As a kid, I always enjoyed team sports more than individual sports, and during my community college career, my appreciation of teams, or cohorts as we sometimes call them, has only increased. Teams support us when we stumble or slow down, challenge us to broaden our thinking and see different perspectives, and push us to go further than we would typically go alone.
One of my favorite teams/cohorts where I was a participant was a cohort of community colleges associated with the University of Michigan called “Strategic Horizons.” Through that effort, faculty and staff of certain community colleges would gather a few times a year to visit organizations other than colleges to learn new insights, and collectively discuss ideas that we typically do not discuss in our sector. One of the most influential gatherings for me was one where we discussed the idea of “Abundance Theory.” An abundance approach is one where we attempt to clearly see unique opportunities, maximize them and address but not dwell on our scarcity. It is a mindset where we look to be defined by our opportunities, not by our challenges.
However, to achieve our opportunities, we have to confront our challenges, so I first want to share with you how we have been confronting our budget challenges.
Confronting Our Challenges
In recent times, NOVA has faced more budget challenges than we are accustomed to which can cause a scarcity perspective to fester. Three consecutive years of declining enrollment are uncommon if not unprecedented to NOVA, although it is a circumstance faced by approximately 90% of America’s community colleges at average rates of decline greater than ours. Just last week, our challenges accumulated more when it was announced that the governor would introduce a 2017-2018 budget that would include a 7.5% reduction in state allocations to colleges and universities. We will have to wait to see if the budget that is ultimately passed will include this cut which would present up to another $7 million in reductions to our 2018 budget.
NOVA has not been sitting idly to confront these challenges, even though we did not anticipate the additional challenge of significant state cuts. Many of you know that well as we are working this year with reduced staffing across all areas of the College compared to last year. We are doing so because we have to adjust to a student enrollment base that is equivalent to our enrollment in 2011.
Through the hiring freeze and attrition, our full-time staffing budgets this year in central administration are 13.5% less than the previous year and 4.1% less on our campuses. This equates to 111 fewer full-time budgeted positions across NOVA: 8 fewer instructional faculty, 34 fewer administrative/professional faculty positions and 69 fewer classified staff positions.
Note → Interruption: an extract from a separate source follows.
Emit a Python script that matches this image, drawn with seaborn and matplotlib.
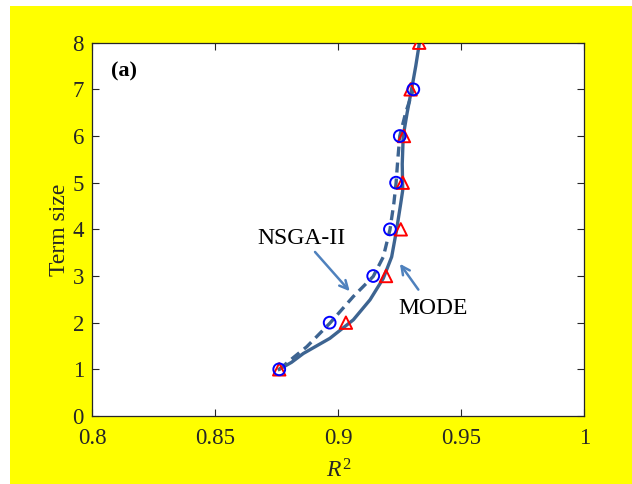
import seaborn as sns
import matplotlib.pyplot as plt
import pandas as pd
from matplotlib.patches import Rectangle

# Pareto points
terms_nsga = [1, 2, 3, 4, 5, 6, 7]
r2_nsga = [0.876, 0.8965, 0.9142, 0.921, 0.9235, 0.925, 0.9305]
terms_mode = [1, 2, 3, 4, 5, 6, 7, 8]
r2_mode = [0.876, 0.9031, 0.9194, 0.9254, 0.9262, 0.9267, 0.9294, 0.9329]

# smooth fitted curves
nsga_curve_terms = [1.0, 1.25, 1.485, 1.99, 2.56, 2.99, 3.41, 3.99, 4.56, 5.0, 5.5, 6.0, 6.5, 7.0]
nsga_curve_r2 = [0.876, 0.8817, 0.8872, 0.8966, 0.9061, 0.9142, 0.9183, 0.921, 0.9226, 0.9235, 0.9242, 0.925, 0.9274, 0.9305]
mode_curve_terms = [1.0, 1.15, 1.34, 1.665, 2.06, 2.49, 2.95, 3.41, 3.99, 4.56, 4.84, 5.4, 6.0, 6.5, 7.0, 7.5, 8.0]
mode_curve_r2 = [0.876, 0.881, 0.8858, 0.8966, 0.9061, 0.9129, 0.9183, 0.9217, 0.9237, 0.9254, 0.9262, 0.926, 0.9264, 0.928, 0.9298, 0.9315, 0.933]

x_ticks = [0.8, 0.85, 0.9, 0.95, 1.0]
x_tick_labels = ["0.8", "0.85", "0.9", "0.95", "1"]
y_ticks = [0, 1, 2, 3, 4, 5, 6, 7, 8]

line_color = "#3D6491"
arrow_color = "#4F81BD"
ink = "#262626"

plt.rcParams["font.family"] = ["Liberation Serif", "DejaVu Serif"]
plt.rcParams["mathtext.fontset"] = "custom"
plt.rcParams["mathtext.it"] = "Liberation Serif:italic"
plt.rcParams["mathtext.rm"] = "Liberation Serif"

fig = plt.figure(figsize=(6.32, 4.84), dpi=100, facecolor="white")
fig.patches.append(Rectangle((10 / 632, 0), 1, 478 / 484, transform=fig.transFigure,
                             facecolor="#FFFF00", edgecolor="none", zorder=-10))
ax = fig.add_axes([0.146, 0.1405, 0.7785, 0.7713])
ax.set_facecolor("white")

nsga_curve = pd.DataFrame({"r2": nsga_curve_r2, "terms": nsga_curve_terms})
mode_curve = pd.DataFrame({"r2": mode_curve_r2, "terms": mode_curve_terms})
sns.lineplot(data=mode_curve, x="r2", y="terms", sort=False, estimator=None,
             color=line_color, linewidth=2.4, ax=ax)
sns.lineplot(data=nsga_curve, x="r2", y="terms", sort=False, estimator=None,
             color=line_color, linewidth=2.4, linestyle=(0, (3, 1.8)), ax=ax)

sns.scatterplot(x=r2_mode, y=terms_mode, marker="^", s=80, facecolors="none",
                edgecolor="#FF0000", linewidth=1.4, ax=ax, zorder=3)
sns.scatterplot(x=r2_nsga, y=terms_nsga, marker="o", s=72, facecolors="none",
                edgecolor="#0000FF", linewidth=1.4, ax=ax, zorder=4)

ax.annotate("", xy=(0.9054, 2.63), xytext=(0.8898, 3.56),
            arrowprops=dict(arrowstyle="->,head_length=0.6,head_width=0.3", color=arrow_color, lw=1.8))
ax.annotate("", xy=(0.9244, 3.31), xytext=(0.9332, 2.66),
            arrowprops=dict(arrowstyle="->,head_length=0.6,head_width=0.3", color=arrow_color, lw=1.8))
ax.text(0.8672, 3.81, "NSGA-II", fontsize=17, color="black", va="center", ha="left")
ax.text(0.9244, 2.31, "MODE", fontsize=17, color="black", va="center", ha="left")
ax.text(0.8075, 7.38, "(a)", fontsize=16, fontweight="bold", color="black", va="center", ha="left")

ax.set_xlim(0.8, 1.0)
ax.set_ylim(0, 8)
ax.set_xticks(x_ticks)
ax.set_xticklabels(x_tick_labels)
ax.set_yticks(y_ticks)
ax.tick_params(direction="in", length=5, width=0.8, colors=ink, labelsize=16.5,
               top=True, right=True)
ax.tick_params(axis="x", pad=9)
ax.tick_params(axis="y", pad=6)
for s in ax.spines.values():
    s.set_color(ink)
    s.set_linewidth(0.9)
ax.set_xlabel("$R^2$", fontsize=17, color=ink, labelpad=7)
ax.set_ylabel("Term size", fontsize=17, color=ink, labelpad=2)

plt.savefig("out.png", dpi=100, facecolor=fig.get_facecolor())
These attrition-based reductions in personnel costs (personnel costs account for 78% of the NOVA budget) and other operating efficiency savings, combined with a welcomed increase in our performance funding to $12.4 million, have enabled us to address the budget challenges we faced transitioning from last year to the current budget year.
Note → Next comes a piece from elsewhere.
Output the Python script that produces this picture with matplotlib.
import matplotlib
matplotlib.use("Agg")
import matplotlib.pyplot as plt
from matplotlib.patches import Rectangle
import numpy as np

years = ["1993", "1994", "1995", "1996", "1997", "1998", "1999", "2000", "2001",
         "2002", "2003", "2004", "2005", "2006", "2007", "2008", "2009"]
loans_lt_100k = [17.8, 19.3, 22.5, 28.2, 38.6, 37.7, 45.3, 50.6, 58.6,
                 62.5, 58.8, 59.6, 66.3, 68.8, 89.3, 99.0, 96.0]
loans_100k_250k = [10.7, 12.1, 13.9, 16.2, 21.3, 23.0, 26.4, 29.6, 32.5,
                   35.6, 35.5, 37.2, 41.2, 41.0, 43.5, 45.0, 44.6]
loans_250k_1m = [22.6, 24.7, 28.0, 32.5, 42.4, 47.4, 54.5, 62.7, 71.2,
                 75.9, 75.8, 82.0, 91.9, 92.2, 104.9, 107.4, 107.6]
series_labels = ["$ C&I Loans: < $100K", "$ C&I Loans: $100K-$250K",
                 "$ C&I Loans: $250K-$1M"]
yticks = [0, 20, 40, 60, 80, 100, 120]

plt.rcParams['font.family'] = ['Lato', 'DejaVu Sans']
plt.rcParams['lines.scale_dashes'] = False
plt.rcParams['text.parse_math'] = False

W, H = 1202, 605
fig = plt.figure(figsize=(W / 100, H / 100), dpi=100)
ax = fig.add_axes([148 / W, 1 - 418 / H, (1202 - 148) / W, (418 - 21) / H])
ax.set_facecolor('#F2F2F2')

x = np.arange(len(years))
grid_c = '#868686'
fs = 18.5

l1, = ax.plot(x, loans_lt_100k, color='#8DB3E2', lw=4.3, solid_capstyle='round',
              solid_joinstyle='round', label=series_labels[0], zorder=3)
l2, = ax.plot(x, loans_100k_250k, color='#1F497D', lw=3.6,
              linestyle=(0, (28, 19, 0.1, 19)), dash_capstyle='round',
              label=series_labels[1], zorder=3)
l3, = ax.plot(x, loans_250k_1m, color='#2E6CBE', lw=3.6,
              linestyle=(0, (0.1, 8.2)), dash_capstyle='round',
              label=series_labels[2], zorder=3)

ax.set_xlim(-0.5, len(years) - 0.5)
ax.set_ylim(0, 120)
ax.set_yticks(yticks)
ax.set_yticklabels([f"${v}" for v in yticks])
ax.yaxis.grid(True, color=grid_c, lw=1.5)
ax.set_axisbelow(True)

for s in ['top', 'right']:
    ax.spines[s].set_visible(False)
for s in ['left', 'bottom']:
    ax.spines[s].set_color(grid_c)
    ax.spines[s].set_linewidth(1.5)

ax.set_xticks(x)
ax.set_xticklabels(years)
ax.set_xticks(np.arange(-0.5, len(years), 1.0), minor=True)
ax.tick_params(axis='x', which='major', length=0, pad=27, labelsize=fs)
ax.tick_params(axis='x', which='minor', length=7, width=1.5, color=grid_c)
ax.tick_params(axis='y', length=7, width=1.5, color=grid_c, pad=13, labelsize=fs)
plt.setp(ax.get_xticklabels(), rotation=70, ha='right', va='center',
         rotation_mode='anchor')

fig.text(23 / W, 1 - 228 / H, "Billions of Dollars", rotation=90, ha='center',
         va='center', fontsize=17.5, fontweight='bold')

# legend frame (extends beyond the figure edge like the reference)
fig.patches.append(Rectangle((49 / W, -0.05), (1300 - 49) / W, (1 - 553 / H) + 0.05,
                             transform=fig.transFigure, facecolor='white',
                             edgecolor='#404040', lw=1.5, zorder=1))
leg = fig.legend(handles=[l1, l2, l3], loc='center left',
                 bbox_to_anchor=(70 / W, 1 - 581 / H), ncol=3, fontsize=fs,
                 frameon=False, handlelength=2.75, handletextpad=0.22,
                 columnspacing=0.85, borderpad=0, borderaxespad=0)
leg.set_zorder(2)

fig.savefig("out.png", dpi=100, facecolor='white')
However, we also have to be thinking toward next year when we have to assume a potential additional enrollment decline and when we will face some level of state funding reductions. Already, our provosts and vice presidents have been operating under strategies to reduce an additional $11 million in costs for next year primarily through attrition and rehiring strategies, and some cuts to operating costs. We did this to enable us to accommodate potential enrollment declines and allow for a raise that was taken off the table this year without any increase in tuition. The bad news is the proposed level of state budget cuts would not allow us to accomplish the combination of those goals. The good news is I think we are managing our budget reductions in a way that moves us toward where we will need to be next year, even if we face state budget reductions on top of enrollment decline.
Optimizing Our Opportunities
While confronting these budget and enrollment challenges, if we look at the other side of the hour glass, I believe it is clear that NOVA sits at a cusp of an opportunity that is greater than perhaps any community college in the country. I suspected that when I chose to come to NOVA and felt some initial wavering when I discovered some of the immediate financial challenges we faced. But, very honestly, I have found my own abundance perspective grow as I have come to better appreciate the great talent we have at our College and how we can harness that talent to better serve our region.
In my next several Intercom contributions, I will attempt to outline – two at a time – the abundance opportunities I see for NOVA, which I describe as follows:
* Pave Our Pipeline Pathways
* Mine Our Deep Job Veins
* Capitalize Our Technology Leadership
* Open All Doors/Connect All Advising Resources
* Engage Our Brand
* Tap Our Diverse Talent
During the campus forums which many of you have attended, I have tried to also describe what I see – both opportunities and challenges – and I have appreciated your questions and ideas. They have reinforced my belief that facing budget reductions and strategic planning are team efforts that will succeed only when everyone plays a part and has a voice – students, classified staff, faculty and administration.
I strongly believe if we attempt to better understand and collectively grasp and maximize our unique opportunities we will make great strides in furthering the strategic opportunities for every student to succeed, every program to achieve and every community to prosper. More to come.